┌──
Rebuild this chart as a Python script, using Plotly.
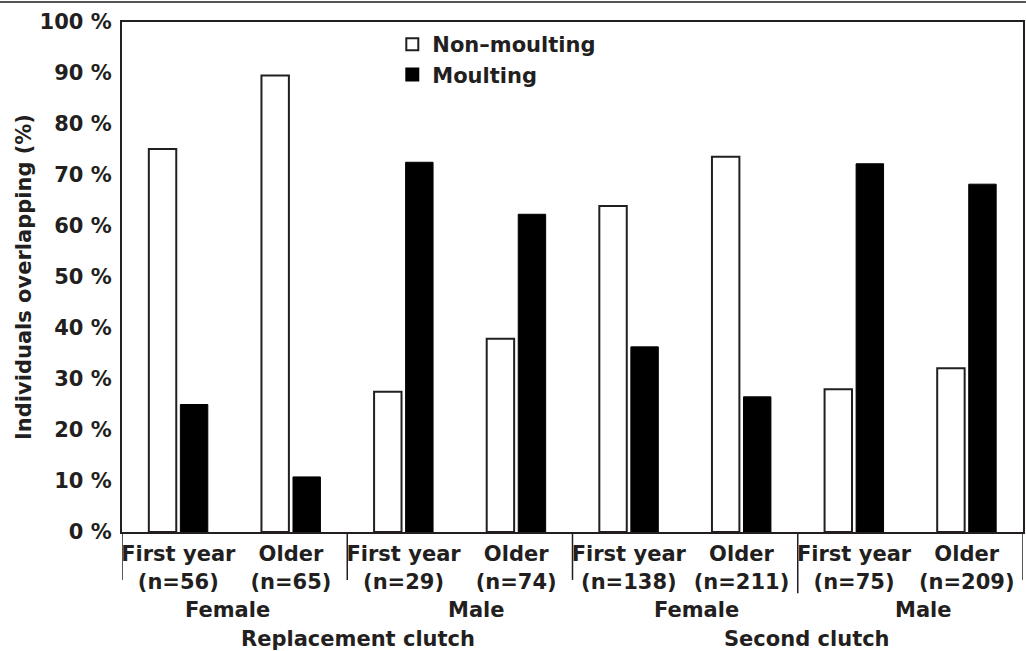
import plotly.graph_objects as go

categories = [
    "First year<br>(n=56)", "Older<br>(n=65)",
    "First year<br>(n=29)", "Older<br>(n=74)",
    "First year<br>(n=138)", "Older<br>(n=211)",
    "First year<br>(n=75)", "Older<br>(n=209)",
]
non_moulting = [75.1, 89.5, 27.5, 37.9, 63.9, 73.6, 28.0, 32.1]
moulting = [25.0, 10.8, 72.5, 62.3, 36.3, 26.5, 72.2, 68.2]

sex_labels = ["Female", "Male", "Female", "Male"]
sex_pos = [0.5, 2.5, 4.5, 6.5]
sex_shift = [-7, 17, 11, 13]
clutch_labels = ["Replacement clutch", "Second clutch"]
clutch_pos = [1.5, 5.5]
clutch_shift = [11, 9]
separators = [-0.5, 1.5, 3.5, 5.5, 7.5]
separator_depth = [-0.094, -0.094, -0.094, -0.12, -0.094]

INK = "#231f20"
FONT = "DejaVu Sans"

fig = go.Figure()
fig.add_trace(go.Bar(
    x=categories, y=non_moulting, name="Non\u2013moulting",
    marker=dict(color="white", line=dict(color=INK, width=2)),
))
fig.add_trace(go.Bar(
    x=categories, y=moulting, name="Moulting",
    marker=dict(color="black", line=dict(color="black", width=1)),
))

shapes = []
for xv, d in zip(separators, separator_depth):
    shapes.append(dict(type="line", xref="x", yref="paper", x0=xv, x1=xv,
                       y0=0, y1=d, line=dict(color=INK, width=1.5)))
shapes.append(dict(type="line", xref="paper", yref="paper",
                   x0=-0.1354, x1=1.0033, y0=1.039, y1=1.039,
                   line=dict(color="#555555", width=2)))

annotations = []
for lab, xv, sh in zip(sex_labels, sex_pos, sex_shift):
    annotations.append(dict(text="<b>%s</b>" % lab, x=xv, xref="x", xshift=sh,
                            y=-0.153, yref="paper", yanchor="middle",
                            showarrow=False, font=dict(size=21, color=INK, family=FONT)))
for lab, xv, sh in zip(clutch_labels, clutch_pos, clutch_shift):
    annotations.append(dict(text="<b>%s</b>" % lab, x=xv, xref="x", xshift=sh,
                            y=-0.21, yref="paper", yanchor="middle",
                            showarrow=False, font=dict(size=21, color=INK, family=FONT)))

fig.update_layout(
    width=1026, height=651,
    margin=dict(l=122, r=3, t=22, b=119),
    paper_bgcolor="white", plot_bgcolor="white",
    barmode="group", bargap=0.44, bargroupgap=0.13,
    font=dict(family=FONT, color=INK, size=21, weight="bold"),
    showlegend=True,
    legend=dict(x=0.300, y=0.996, xanchor="left", yanchor="top",
                bgcolor="rgba(0,0,0,0)", font=dict(size=21, color=INK, weight="bold"),
                tracegroupgap=0, itemsizing="constant"),
    shapes=shapes, annotations=annotations,
)
fig.update_xaxes(
    type="category", range=[-0.5, 7.5], automargin=False,
    showline=True, mirror=True, linecolor=INK, linewidth=2,
    ticks="", showgrid=False,
    tickfont=dict(size=21, color=INK, family=FONT, weight="bold"),
    ticklabelstandoff=2,
)
fig.update_yaxes(
    range=[0, 100], dtick=10, ticksuffix=" %", automargin=False,
    showline=True, mirror=True, linecolor=INK, linewidth=2,
    ticks="", showgrid=False, zeroline=False,
    tickfont=dict(size=21, color=INK, family=FONT, weight="bold"),
    ticklabelstandoff=4,
    title=dict(text="Individuals overlapping (%)", standoff=2,
               font=dict(size=21, color=INK, family=FONT, weight="bold")),
)

fig.write_html("out.html", config={"displayModeBar": False},
               post_script="document.body.style.margin='0';")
└──
- REQUIREMENTS:
Repeat exactly and only the lines from the start of the data above through the line that holds "separator_depth = [-0.094, -0.094, -0.094, -0.12, -0.094]", inclusive. Pictures do not belong in the copy.

- ANSWER TO THIS PROBLEM:
Rebuild this chart as a Python script, using Plotly.
import plotly.graph_objects as go

categories = [
    "First year<br>(n=56)", "Older<br>(n=65)",
    "First year<br>(n=29)", "Older<br>(n=74)",
    "First year<br>(n=138)", "Older<br>(n=211)",
    "First year<br>(n=75)", "Older<br>(n=209)",
]
non_moulting = [75.1, 89.5, 27.5, 37.9, 63.9, 73.6, 28.0, 32.1]
moulting = [25.0, 10.8, 72.5, 62.3, 36.3, 26.5, 72.2, 68.2]

sex_labels = ["Female", "Male", "Female", "Male"]
sex_pos = [0.5, 2.5, 4.5, 6.5]
sex_shift = [-7, 17, 11, 13]
clutch_labels = ["Replacement clutch", "Second clutch"]
clutch_pos = [1.5, 5.5]
clutch_shift = [11, 9]
separators = [-0.5, 1.5, 3.5, 5.5, 7.5]
separator_depth = [-0.094, -0.094, -0.094, -0.12, -0.094]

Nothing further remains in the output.